"We determined with confidence the source of the unexplained physiological incident resides in the F-22 cockpit," Lyon said.
The Air Force has been investigating why a number of F-22 pilots have experienced a mysterious loss of oxygen while in the air, causing dizziness and confusion known as hypoxia, since spring 2011. Oxygen problems that have caused hypoxia-like symptoms in pilots and ground crew members have occurred for the past four years.
In recent months, Air Force officials, under pressure from Congress and Secretary of Defense Leon Panetta, have searched for a root cause of the problem and have thoroughly examined the system as a whole and found what they believes is the cause.
"In the end there is no smoking gun," Lyon told reporters at the Pentagon Tuesday during a briefing laying out the details of the findings.
The Air Force found four main components to the cause of the problem:
-- The upper pressure garment, or vest, that the pilots were wearing
-- The oxygen-delivery hoses on the vest
-- The valve in the quick connection point in those hoses
-- An air filter on the hoses designed to filter out chemical and biological agents
The Air Force had checked each of those parts of the system independently and they all worked as expected. But only once had the service checked the entire system together.
"There was a rudimentary testing that was done on the vest and it said that it inflates early and that it impedes the mobility of the pilot in the cockpit, and that was it. They didn't study the long term physiological impact of having this inflated," Lyon said.
After that rudimentary test was done, the entire F-22 fleet was grounded, but is now flying with limits on how high the planes can fly and how far from a safe landing strip they can go.
Some critics had blamed the dangerous chemicals on the plane's exterior that help make it stealthy to enemy radar, but the Air Force ruled that out.
"How did we eliminate contamination as the root cause? We did this through months of exhaustive testing on flight tests and line operational aircraft. We poured over aircraft involved in incidents. We analyzed thousands of samples of gases, volatile and semi-volatile compounds, solids, liquids and particulate matter.
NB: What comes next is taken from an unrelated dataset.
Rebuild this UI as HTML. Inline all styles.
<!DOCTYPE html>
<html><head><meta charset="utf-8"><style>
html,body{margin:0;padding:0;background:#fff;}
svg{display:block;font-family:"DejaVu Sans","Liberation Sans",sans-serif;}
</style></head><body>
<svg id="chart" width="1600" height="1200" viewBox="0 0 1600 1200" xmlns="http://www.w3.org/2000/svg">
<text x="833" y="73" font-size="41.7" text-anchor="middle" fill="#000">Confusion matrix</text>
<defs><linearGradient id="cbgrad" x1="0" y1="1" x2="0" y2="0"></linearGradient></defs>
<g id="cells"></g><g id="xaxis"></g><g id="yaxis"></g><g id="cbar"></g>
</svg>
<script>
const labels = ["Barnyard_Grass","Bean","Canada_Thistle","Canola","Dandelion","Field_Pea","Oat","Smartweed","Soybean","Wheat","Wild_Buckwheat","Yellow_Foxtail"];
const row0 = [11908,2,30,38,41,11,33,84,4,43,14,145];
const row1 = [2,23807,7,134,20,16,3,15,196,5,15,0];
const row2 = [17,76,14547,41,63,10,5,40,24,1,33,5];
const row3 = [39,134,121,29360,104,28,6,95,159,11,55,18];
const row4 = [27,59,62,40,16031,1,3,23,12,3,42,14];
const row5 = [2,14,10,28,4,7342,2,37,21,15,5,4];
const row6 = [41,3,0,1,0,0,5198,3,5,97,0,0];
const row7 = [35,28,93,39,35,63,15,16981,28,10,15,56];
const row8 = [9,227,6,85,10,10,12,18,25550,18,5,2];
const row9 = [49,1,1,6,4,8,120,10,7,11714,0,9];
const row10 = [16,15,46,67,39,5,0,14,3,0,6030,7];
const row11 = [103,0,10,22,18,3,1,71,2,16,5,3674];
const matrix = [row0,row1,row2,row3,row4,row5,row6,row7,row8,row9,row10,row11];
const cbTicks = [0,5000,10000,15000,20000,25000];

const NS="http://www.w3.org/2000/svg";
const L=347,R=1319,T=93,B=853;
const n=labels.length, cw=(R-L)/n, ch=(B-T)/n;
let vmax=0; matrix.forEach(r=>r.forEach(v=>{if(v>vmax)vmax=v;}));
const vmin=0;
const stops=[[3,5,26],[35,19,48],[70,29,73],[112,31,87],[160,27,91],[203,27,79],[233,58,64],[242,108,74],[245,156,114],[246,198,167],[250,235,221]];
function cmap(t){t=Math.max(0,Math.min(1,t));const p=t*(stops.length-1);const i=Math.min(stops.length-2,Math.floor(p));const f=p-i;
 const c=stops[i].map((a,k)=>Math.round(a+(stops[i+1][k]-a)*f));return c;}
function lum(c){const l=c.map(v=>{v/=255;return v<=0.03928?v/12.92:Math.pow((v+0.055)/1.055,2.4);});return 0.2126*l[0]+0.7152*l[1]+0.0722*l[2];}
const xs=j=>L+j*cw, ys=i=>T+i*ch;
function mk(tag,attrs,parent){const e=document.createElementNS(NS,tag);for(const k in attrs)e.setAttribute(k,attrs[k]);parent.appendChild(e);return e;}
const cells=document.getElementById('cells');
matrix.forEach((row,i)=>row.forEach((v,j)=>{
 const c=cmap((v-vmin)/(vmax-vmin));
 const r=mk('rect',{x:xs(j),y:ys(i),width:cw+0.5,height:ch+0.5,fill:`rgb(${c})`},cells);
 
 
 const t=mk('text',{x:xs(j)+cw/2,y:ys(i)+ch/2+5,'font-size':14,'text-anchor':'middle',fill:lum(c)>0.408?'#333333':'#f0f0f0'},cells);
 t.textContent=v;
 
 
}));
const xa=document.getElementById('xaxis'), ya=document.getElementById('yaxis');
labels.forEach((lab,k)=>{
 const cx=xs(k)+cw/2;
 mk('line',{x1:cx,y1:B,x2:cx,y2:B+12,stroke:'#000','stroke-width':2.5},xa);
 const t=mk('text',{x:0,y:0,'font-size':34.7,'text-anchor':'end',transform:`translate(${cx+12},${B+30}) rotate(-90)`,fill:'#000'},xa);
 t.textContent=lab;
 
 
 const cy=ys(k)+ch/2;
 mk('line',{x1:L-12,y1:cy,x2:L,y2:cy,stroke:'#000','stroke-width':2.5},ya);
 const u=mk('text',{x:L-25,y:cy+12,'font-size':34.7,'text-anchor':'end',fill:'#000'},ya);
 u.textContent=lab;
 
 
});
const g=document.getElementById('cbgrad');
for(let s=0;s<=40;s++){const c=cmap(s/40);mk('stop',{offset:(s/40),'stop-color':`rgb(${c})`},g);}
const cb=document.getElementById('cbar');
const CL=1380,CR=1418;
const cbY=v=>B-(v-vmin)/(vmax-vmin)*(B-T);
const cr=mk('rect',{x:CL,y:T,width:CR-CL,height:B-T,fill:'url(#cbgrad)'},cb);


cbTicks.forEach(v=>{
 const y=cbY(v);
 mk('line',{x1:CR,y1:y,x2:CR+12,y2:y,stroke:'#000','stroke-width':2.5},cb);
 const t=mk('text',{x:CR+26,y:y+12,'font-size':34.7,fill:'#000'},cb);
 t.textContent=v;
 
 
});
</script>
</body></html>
We compared these samples to occupational hazard standards and we checked the levels in incident aircraft and pilots against non-incident aircraft and pilots -- we found nothing remarkable," Lyon said.
Blaming the vest and the attachments doesn't answer why six ground maintenance crew members, who don't wear the vest, complained of hypoxia-like symptoms, including dizziness and lightheadedness.
Lyon blamed hunger and thirst.
"If you haven't eaten normally or you haven't fully hydrated, those type of things can begin degrade your personal performance," Lyon said. "These folks had some of these symptoms, which are ambiguous for other things that could happen to them so they reported based on that so there's a chance their diet wasn't right that day, they didn't have the hydration level that they needed."
Lyon also said some of them may have been sickened by exhaust from the jets they were working on.
As for the F-22's future, the hoses, filters and vests will be redesigned before the F-22 returns to fully operational status.
But Lyon warned that the problem will never be entirely solved. "There will be physiological incidents in the future in the F-22 and other aircraft -- that goes with the territory of high performance fighter aircraft and flight operations."